At first instinct, you might argue that a better, more original movie would lend Solo some hype. Instead of leveraging the low-stakes situation of a (maybe) stand-alone flick to experiment with genre, style or tone, Solo keeps things pretty vanilla. This could have been an Ocean’s-esque heist movie. It could have been a cocksure Western. It could have been a Star Wars version of Fast and Furious (it’s probably closest to that), but it never really commits all the way to one of those ideas. There are nods to a lot of these corners of storytelling, but when they’re all mixed together, you have the same brand of Star Wars movie with a little extra pepper on it, not an exciting, inventive reimagining.

But on second thought, you can see a totally original and distinctive Solo that still comes out to this level of relative malase. By and large, people didn’t anticipate this movie in the same way they anticipated The Last Jedi, Force Awakens or even Rogue One. It isn’t likely that apathy has anything to do with Han Solo as a subject—by most measures, he’s the most popular and important character in the Star Wars universe, at least second to Vader—so it must have something to do with the timing, or the moment, or the season.

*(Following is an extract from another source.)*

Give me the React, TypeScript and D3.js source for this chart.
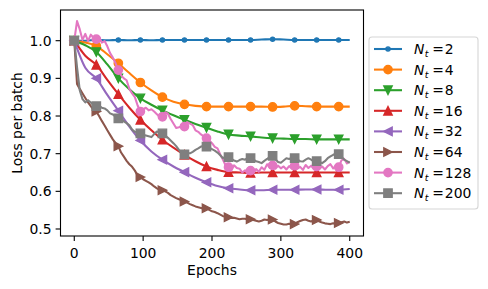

We had a Star Wars movie six months ago. The Last Jedi—however you felt about it—was significant and momentous and a complete cultural event. We hyped it up for weeks beforehand and we debated it and unpacked it for weeks afterward. Even as the third Star Wars movie in three years, there was still a kind of “I can’t believe this is happening” feeling of sitting in a crowded theater, hearing the opening trumpet blasts, and seeing the great yellow text: STAR WARS! appear on screen. Could you believe it? Another Star Wars? In 2017?

Solo doesn’t feel that way at all. You have to really kick-start your brain to remember that, wait a second, we’re witnessing an entire two-hour movie about Han Freaking Solo this summer. And it’s a good one, too! None of us were prepared for more Star Wars when Disney and Lucasfilm announced the new trilogy all those years ago. When we heard there would be a new movie every year for the foreseeable future, we cheered. But we also weren’t prepared for Star Wars to become normal. Those rare, special moviegoing events we bought tickets for weeks in advance and lined up hours early for aren’t rare and special anymore. They happen all the time. It makes you miss the past, even though in the past we would have done anything to have as much Star Wars as we do now.

You will probably like Solo—it’s strong across the board—but you might forget about it as soon as you throw out your popcorn bucket.  It used to be a huge deal to go back to the galaxy far, far away, but now those adventures have become routine. The first time we took the jump to hyperspace in the Millennium Falcon, it was a shot to the arm. These days, it just feels like cruise control.